Most online consumers are influenced by Web marketing messages: 77% of buyers of hard-goods items (e.g., sporting goods, toys/games, and health/beauty products) during the 2010 holiday season interacted with some type of marketing tactic prior to purchase.
Similarly, 82% of buyers of soft-goods items (apparel and accessories) during the same period were influenced by digital marketing before making a purchase.
Moreover, roughly one-half of holiday purchases followed multiple exposures to Web marketing efforts: 45% and 53% of hard- and soft-goods transactions, respectively, touched at least two marketing touch-points.
Below, other findings from The Purchase Path of Online, conducted by Forrester Research on behalf of GSI Commerce.
Search and Email’s Influence
Search and email were the most effective tactics in driving sales during the holidays: On average, 39% of hard-goods transactions and 60% of soft-goods transactions arrived to retail websites via email and search:
- In the hard-goods category, 22% of holiday transactions started with email and 17% started with search.
- Among buyers of soft-goods, 37% of transactions started with email; 23% started with search.
The above data exclude purchases made during the peak, promotional periods of Thanksgiving weekend and Cyber Monday.
During those peak periods, search is less effective, since consumers are more likely to look for great deals rather than specifically hunt for products.
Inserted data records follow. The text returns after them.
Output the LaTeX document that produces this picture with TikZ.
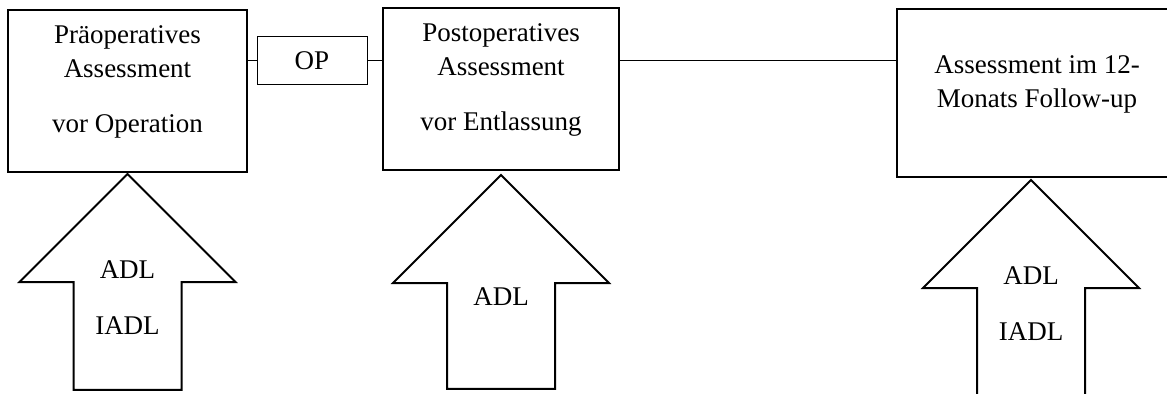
\documentclass[tikz,border=0pt]{standalone}
\usepackage{fontspec}
\setmainfont{Liberation Serif}
\usetikzlibrary{shapes.arrows,positioning}
\tikzset{
    stage/.style={draw, line width=1pt, rectangle, inner sep=0pt},
    opbox/.style={draw, line width=0.5pt, rectangle, inner sep=0pt, minimum width=55pt, minimum height=24pt},
    link/.style={line width=0.5pt},
    uparrow/.style={draw, line width=1pt, single arrow, shape border rotate=90,
        single arrow tip angle=90, single arrow head extend=27pt,
        text width=53pt, inner sep=0pt, outer sep=0pt},
    boxtext/.style={align=center, inner sep=0pt}
}

\begin{document}
\begin{tikzpicture}[x=0.5pt, y=-0.5pt, font=\fontsize{13.5pt}{17pt}\selectfont]
    \clip (0,0) rectangle (1167,394);
    % assessment boxes
    \node[stage, minimum width=119.5pt, minimum height=81pt] (pre) at (127.5,91) {};
    \node[stage, minimum width=118pt, minimum height=81pt] (post) at (501,89) {};
    \node[stage, minimum width=140pt, minimum height=84pt] (fu) at (1037,93) {};
    \node[opbox] (op) at (312,61) {OP};

    \node[boxtext, below=8pt of pre.north] (pretext) {Präoperatives\\Assessment\\[10.5pt]vor Operation};
    \node[boxtext, below=8pt of post.north] (posttext) {Postoperatives\\Assessment\\[10.5pt]vor Entlassung};
    \node[boxtext, below=23.5pt of fu.north] (futext) {Assessment im 12-\\Monats Follow-up};

    % timeline
    \draw[link] (op.west) -- (op.west -| pre.east);
    \draw[link] (op.east) -- (op.east -| post.west);
    \draw[link] (post.east |- op) -- (fu.west |- op);

    % instruments
    \node[uparrow, minimum height=108pt, anchor=tip, yshift=-0.5pt] (arrpre) at (pre.south) {};
    \node[uparrow, minimum height=107pt, anchor=tip, yshift=-2pt] (arrpost) at (post.south) {};
    \node[uparrow, minimum height=120pt, anchor=tip, xshift=-3pt, yshift=-1pt] (arrfu) at (fu.south) {};

    \node[boxtext, below=43pt of arrpre.tip] (adlpre) {ADL\\[11pt]IADL};
    \node[boxtext, below=56pt of arrpost.tip] (adlpost) {ADL};
    \node[boxtext, below=43pt of arrfu.tip] (adlfu) {ADL\\[11pt]IADL};
\end{tikzpicture}
\end{document}
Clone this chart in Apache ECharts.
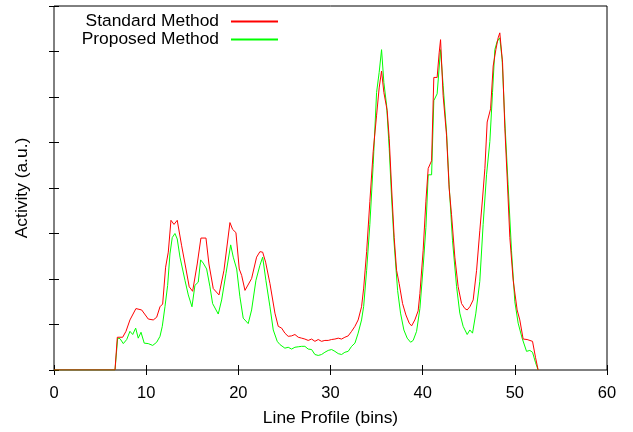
<!DOCTYPE html>
<html>
<head>
<meta charset="utf-8">
<script src="https://cdn.jsdelivr.net/npm/echarts@6/dist/echarts.min.js"></script>
<style>
html,body{margin:0;padding:0;background:#fff;}
#chart{width:633px;height:432px;}
</style>
</head>
<body>
<div id="chart"></div>
<script>
const seriesNames = ["Standard Method", "Proposed Method"];
const xTicks = [0, 10, 20, 30, 40, 50, 60];

const stdBins = [0,6.62,6.87,7.45,7.81,8.24,8.89,9.51,10.23,10.77,11.14,11.50,11.79,12.11,12.40,12.69,13.02,13.37,13.85,14.32,14.67,15.04,15.54,15.94,16.49,16.81,17.28,17.90,18.44,19.09,19.38,19.74,20.10,20.36,20.72,21.44,21.98,22.34,22.64,22.96,23.43,23.97,24.33,24.70,25.05,25.41,25.78,26.14,26.50,26.87,27.22,27.58,27.95,28.31,28.67,29.03,29.39,29.75,30.12,30.48,30.84,31.20,31.56,31.92,32.29,32.65,33.00,33.37,33.60,33.92,34.27,34.63,35.00,35.28,35.54,35.79,36.15,36.37,36.63,36.91,37.17,37.45,37.82,38.18,38.54,38.80,39.15,39.51,39.70,40.05,40.35,40.60,40.97,41.21,41.57,41.79,41.94,42.22,42.59,42.87,43.13,43.49,43.85,44.22,44.58,44.83,45.12,45.48,45.85,46.20,46.50,46.75,47.00,47.37,47.65,47.94,48.19,48.37,48.67,48.92,49.17,49.46,49.82,50.25,50.54,50.90,51.33,51.92,52.25,52.53];
const stdValues = [0,0,0.72,0.72,0.85,1.10,1.35,1.32,1.12,1.10,1.16,1.39,1.45,2.26,2.59,3.29,3.20,3.29,2.73,2.22,1.83,1.73,2.33,2.90,2.90,2.33,1.79,1.65,2.19,3.24,3.09,3.02,2.22,2.08,1.75,2.01,2.48,2.60,2.59,2.37,1.90,1.25,0.96,0.92,0.81,0.74,0.75,0.78,0.72,0.70,0.68,0.65,0.68,0.63,0.67,0.63,0.65,0.65,0.67,0.68,0.70,0.68,0.72,0.75,0.85,0.96,1.10,1.39,1.80,2.60,3.70,4.80,5.60,6.20,6.57,6.10,5.70,5.09,4.00,2.91,2.19,1.90,1.46,1.21,1.03,0.97,1.10,1.30,1.68,2.62,3.71,4.43,4.60,6.43,6.43,6.97,7.26,6.03,5.16,4.00,3.42,2.48,1.83,1.46,1.35,1.32,1.39,1.54,2.19,3.06,3.78,4.43,5.45,5.74,6.68,7.04,7.30,7.41,6.75,5.30,4.22,2.91,1.97,1.32,1.10,0.68,0.67,0.63,0.27,0];

const propBins = [0,6.62,6.91,7.16,7.52,7.89,8.24,8.54,8.86,9.14,9.44,9.79,10.23,10.71,11.14,11.50,11.75,12.04,12.33,12.58,12.83,13.12,13.37,13.67,14.21,14.57,14.97,15.29,15.65,15.91,16.19,16.56,16.92,17.21,17.82,18.19,18.66,19.17,19.45,19.82,20.17,20.53,21.07,21.44,21.91,22.34,22.64,22.99,23.43,23.79,24.22,24.51,24.70,25.05,25.41,25.78,26.14,26.50,26.87,27.22,27.58,27.95,28.31,28.67,29.03,29.39,29.75,30.12,30.48,30.84,31.20,31.56,31.92,32.29,32.65,33.00,33.37,33.60,33.92,34.27,34.63,35.00,35.28,35.54,35.79,36.09,36.37,36.63,36.91,37.28,37.60,37.96,38.32,38.69,38.97,39.34,39.70,40.05,40.35,40.60,40.97,41.21,41.57,41.94,42.22,42.59,42.87,43.24,43.68,44.03,44.39,44.83,45.12,45.41,45.77,46.20,46.56,46.93,47.29,47.58,47.83,48.08,48.37,48.62,48.92,49.27,49.64,50.00,50.36,50.79,51.27,51.63,51.92,52.25,52.53];
const propValues = [0,0,0.70,0.69,0.58,0.67,0.85,0.78,0.92,0.70,0.83,0.59,0.58,0.54,0.61,0.74,0.96,1.39,1.86,2.55,2.91,3.00,2.88,2.48,1.97,1.65,1.39,1.86,1.93,2.42,2.35,2.22,1.83,1.46,1.23,1.54,2.12,2.75,2.48,2.22,1.61,1.14,1.02,1.32,1.97,2.30,2.48,1.97,1.39,0.88,0.63,0.56,0.52,0.48,0.50,0.46,0.50,0.51,0.52,0.52,0.46,0.45,0.34,0.32,0.34,0.39,0.43,0.45,0.41,0.36,0.34,0.39,0.41,0.52,0.59,0.81,1.10,1.40,2.19,3.20,4.51,6.10,6.54,7.04,6.32,5.81,4.87,3.78,2.77,1.75,1.25,0.88,0.70,0.61,0.65,0.85,1.35,2.26,3.13,4.29,4.29,5.92,6.07,7.04,6.25,5.23,4.07,2.84,1.83,1.25,0.96,0.78,0.88,0.81,1.25,1.95,3.20,4.29,5.02,6.10,7.04,7.22,7.30,6.83,5.45,4.07,2.62,1.50,1.03,0.70,0.41,0.43,0.39,0.16,0];

const pair = (xs, ys) => xs.map((x, i) => [x, ys[i]]);
const FONT = "Liberation Sans";

const chart = echarts.init(document.getElementById('chart'), null, {renderer: 'canvas'});
const tickStyle = {show: true, inside: true, length: 5, lineStyle: {color: '#000', width: 1}};
chart.setOption({
  animation: false,
  backgroundColor: '#fff',
  grid: {left: 54, right: 26, top: 6, bottom: 58, show: true, borderColor: '#000', borderWidth: 1, backgroundColor: 'transparent'},
  legend: {
    data: seriesNames,
    orient: 'vertical',
    align: 'right',
    right: 354,
    top: 13,
    padding: 0,
    itemWidth: 47,
    itemHeight: 14,
    itemGap: 1,
    itemStyle: {opacity: 0},
    textStyle: {fontFamily: FONT, fontSize: 17.4, color: '#000', padding: [0, 7, 0, 0]}
  },
  xAxis: [{
    type: 'value', min: 0, max: 60, interval: 10,
    axisLine: {show: false}, splitLine: {show: false},
    axisTick: tickStyle,
    axisLabel: {fontFamily: FONT, fontSize: 16.5, color: '#000', margin: 15, formatter: v => xTicks.includes(v) ? String(v) : ''},
    name: 'Line Profile (bins)', nameLocation: 'middle', nameGap: 40,
    nameTextStyle: {fontFamily: FONT, fontSize: 17.4, color: '#000'}
  }, {
    type: 'value', position: 'top', min: 0, max: 60, interval: 10,
    axisLine: {show: false}, splitLine: {show: false},
    axisTick: tickStyle, axisLabel: {show: false}
  }],
  yAxis: [{
    type: 'value', min: 0, max: 8, interval: 1,
    axisLine: {show: false}, splitLine: {show: false},
    axisTick: tickStyle, axisLabel: {show: false},
    name: 'Activity (a.u.)', nameLocation: 'middle', nameGap: 23, nameRotate: 90,
    nameTextStyle: {fontFamily: FONT, fontSize: 17.4, color: '#000'}
  }, {
    type: 'value', position: 'right', min: 0, max: 8, interval: 1,
    axisLine: {show: false}, splitLine: {show: false},
    axisTick: tickStyle, axisLabel: {show: false}
  }],
  series: [{
    name: seriesNames[0], type: 'line', symbol: 'none', showSymbol: false,
    data: pair(stdBins, stdValues),
    lineStyle: {color: '#ff0000', width: 1}, itemStyle: {color: '#ff0000'}, z: 3
  }, {
    name: seriesNames[1], type: 'line', symbol: 'none', showSymbol: false,
    data: pair(propBins, propValues),
    lineStyle: {color: '#00ff00', width: 1}, itemStyle: {color: '#00ff00'}, z: 2
  }]
});
</script>
</body>
</html>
During such periods, consumers are also more likely to respond to email offers.
Cyber Monday Activity
That trend is particularly apparent in the soft-goods category. For example, 44% of soft-goods transactions on Cyber Monday started with an email, whereas only 18% started with search.
Similarly, search accounted for only 14% of hard-goods transactions on Cyber Monday, whereas email accounted for 31%.
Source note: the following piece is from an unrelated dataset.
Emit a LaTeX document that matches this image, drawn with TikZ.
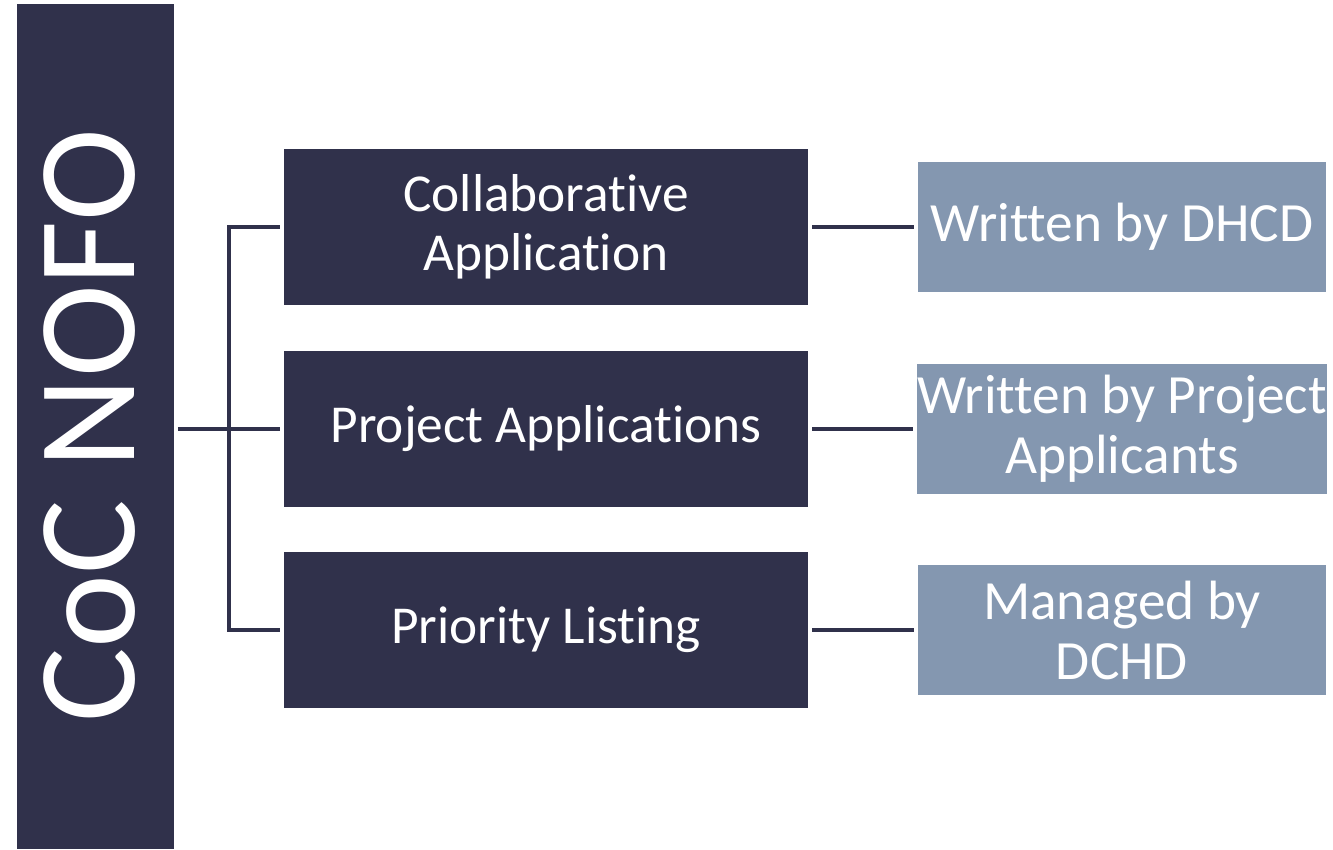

Social tactics were largely in ineffective in driving direct sales: Less than 2% of orders were a result of shoppers arriving via social network.
Even so, roughly 7% of consumers say they learned about 2010 Cyber Monday deals via Facebook, Twitter, and other social networking sites.
Although hard-goods retailers in this study experienced no change in the number of orders that resulted from links from social sites, soft goods retailers experienced a 45% lift in orders resulting from social links on Cyber Monday (vs. the rest of the holiday season).
Attributing Credit to Display, Affiliates
Display and affiliate marketing influence the purchase funnel. For example, display ads are the first touch-point for roughly 12% of soft-goods buyers on Cyber Monday, but those shoppers then click on other marketing messages, which ultimately receive “credit” for the sale, according to the report.
Most retailers employ “last-click” analysis, so any tactic that is primarily “first click” is likely to be undercounted in its contribution to sales. Similarly, because of the last-click attribution framework, affiliates (3%) may be undervalued in ROI analyses.
Read more about the report on the Forrester and GSI Commerce Tweet Jam.
About the data: Findings are based on a click-stream analysis of 15 online retailers (clients of GSI Commerce) together representing roughly $1 billion in gross merchandise sales in 2010. Data was captured from Nov 12 to Dec 20; Thanksgiving weekend data was captured from 12 am on Nov 25 through 11:59 pm on Nov 28; and Cyber Monday data was captured on Nov 29, 2010.